We gathered the text of every State of the Union address from the American Presidency Project at the University of California, Santa Barbara. These include speeches to joint sessions of Congress in presidents’ first years of office, which are not officially State of the Union addresses. Some of the addresses were written, some spoken. Where there was both a spoken address and a written message, we used the speech. In 1973, Richard Nixon sent an overview, plus multiple reports to Congress on various areas of policy. Here, we used his overview message.

Setting up

# load required packages
library(readr)
library(dplyr)
library(stringr)
library(lubridate)
library(tidyr)
library(tidytext)
library(quanteda)
library(ggplot2)
library(DT)

Load and process data

# load data
sou <- read_csv("data/sou.csv")
presidents <- read_csv("data/presidents.csv")

sou <- sou %>%
  left_join(presidents)

The Addresses Have Gotten Easier To Understand.

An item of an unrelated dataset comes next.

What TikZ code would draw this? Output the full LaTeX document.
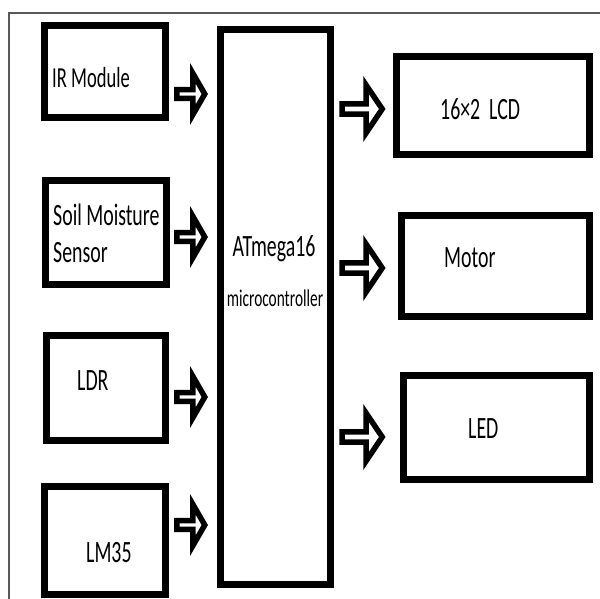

We counted the words, syllables, and sentences in each address, and used these numbers to calculate the Flesch-Kincaid reading grade level for each. This presents scores as US school grade levels, and is widely used in education and to assess the readibility of official documents.

# color palette for parties
party_pal <- c("#1482EE","#228B22","#E9967A","#686868","#FF3300","#EEC900")

# word, sentence, and syllable counts, plus reading scores
sou <- sou %>%
  mutate(year = year(date),
         syllables = nsyllable(text),
         sentences = nsentence(text),
         words = ntoken(text, remove_punct = TRUE),
         fk_ease = 206.835 - 1.105*(words/sentences) - 84.6*(syllables/words),
         fk_grade = 0.39*(words/sentences) + 11.8*(syllables/words) - 15.59) %>%
  arrange(date)

# reading score chart
ggplot(sou, aes(x=date, y=fk_grade, color=party, size=words)) +
  geom_point(alpha=0.5) +
  geom_smooth(se=F, color="black", method="lm", size=0.5, linetype = "dotted") +
  scale_size_area(max_size = 10, guide = FALSE) +
  scale_color_manual(values = party_pal, name = "", breaks = c("Democratic","Republican","Whig","Democratic-Republican","Federalist","None")) +
  scale_y_continuous(limits = c(4,27), breaks = c(5,10,15,20,25)) +
  theme_minimal(base_size = 24, base_family = "ProximaNova-Semibold") +
  xlab("") +
  ylab("Reading level") +
  guides(col = guide_legend(ncol = 2, override.aes = list(size = 4))) +
  theme(legend.position=c(0.3,0.22),
        legend.text = element_text(color="#909090", size = 18),
        panel.grid.minor = element_blank())